News and Tribune

Editorials

December 7, 2011

VAN HOY: Property tax caps put the squeeze on schools

> SOUTHERN INDIANA — In November 2010, 72 percent of Hoosiers cast a ballot in favor of adding property tax caps to the Indiana constitution. This came after two separately elected legislatures voted for the same measure.

Well, you get what you pay for … and pay for what you get sometimes.

The recent budget constraints placed on local governments, school systems — even libraries — can be traced in part to those votes. The crunch is at the head of the class at Greater Clark County Schools, where the school board was set to vote Tuesday night — before this column was written — on about $4 million in budget cuts.

It also appears a majority of board members believe the $225,000-per-year salary for Superintendent Stephen Daeschner is too expensive and the board will not renew his contract, despite academic gains.

To some people, this is all well and good. Some people want to pay less taxes and can live with less public services; I have no issue with that.

The problem comes when people demand lower taxes and then expect services — be it staffing at police or fire departments, the number of teachers in classrooms or snow removal — to stay the same.

In this case, Hoosiers are getting what they asked — or in this case voted — for.

When legislators imposed the caps, the state sales tax was boosted from 6 percent to 7 percent. That extra percent of revenue was to be directed to schools, according to a Wall Street Journal article.

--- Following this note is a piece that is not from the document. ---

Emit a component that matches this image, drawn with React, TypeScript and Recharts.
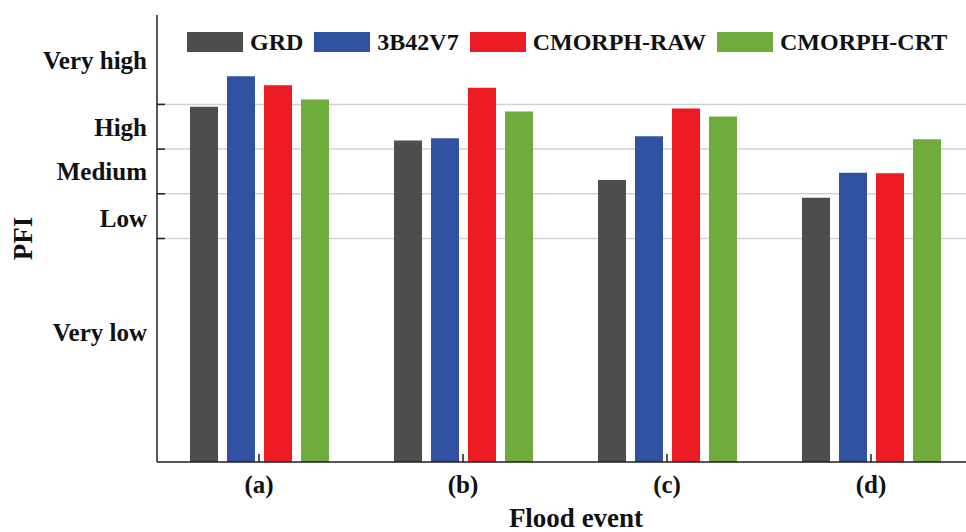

Then, the recession hit and sales tax collections lagged, forcing budget cuts — including about $300 million for schools ordered in 2010 by Gov. Mitch Daniels, a proponent of the caps.

Southern Indiana teachers were laid off, some services were outsourced and, in the case of New Albany-Floyd County Consolidated School Corp., individual schools were closed.

Closing one school — Maple Elementary — was recently proposed by Daeschner and his administration, but teachers, students and parents rallied to convince the school board to keep Maple open.

I have no problem with a person, neighborhood or community fighting to save a school. But I have to wonder, how many of those parents and teachers voted in favor of adding the property tax caps to the Indiana constitution, and thus making the measure much harder to appeal? Was it 72 percent, just like the rest of the state?

It might not have directly led to the administration’s proposal to close Maple Elementary, but it certainly didn’t help the situation.

The Greater Clark board also considered outsourcing custodial management, a move projected to save about $1.7 million. That also was dismissed by the school board after emotional pleas. How many of those workers and family members voted in favor of the tax caps?

The fact is, voting for those caps saved some Hoosiers money on their property tax bills. But, it also siphoned control of tax dollars away from local governments — and school boards — and placed them in the hands of the state of Indiana.

Those who voted for the tax caps should keep that fact in mind when they say they can’t handle certain services being cut or a school closing.

You may not have known it at the time, but you are getting what you voted for.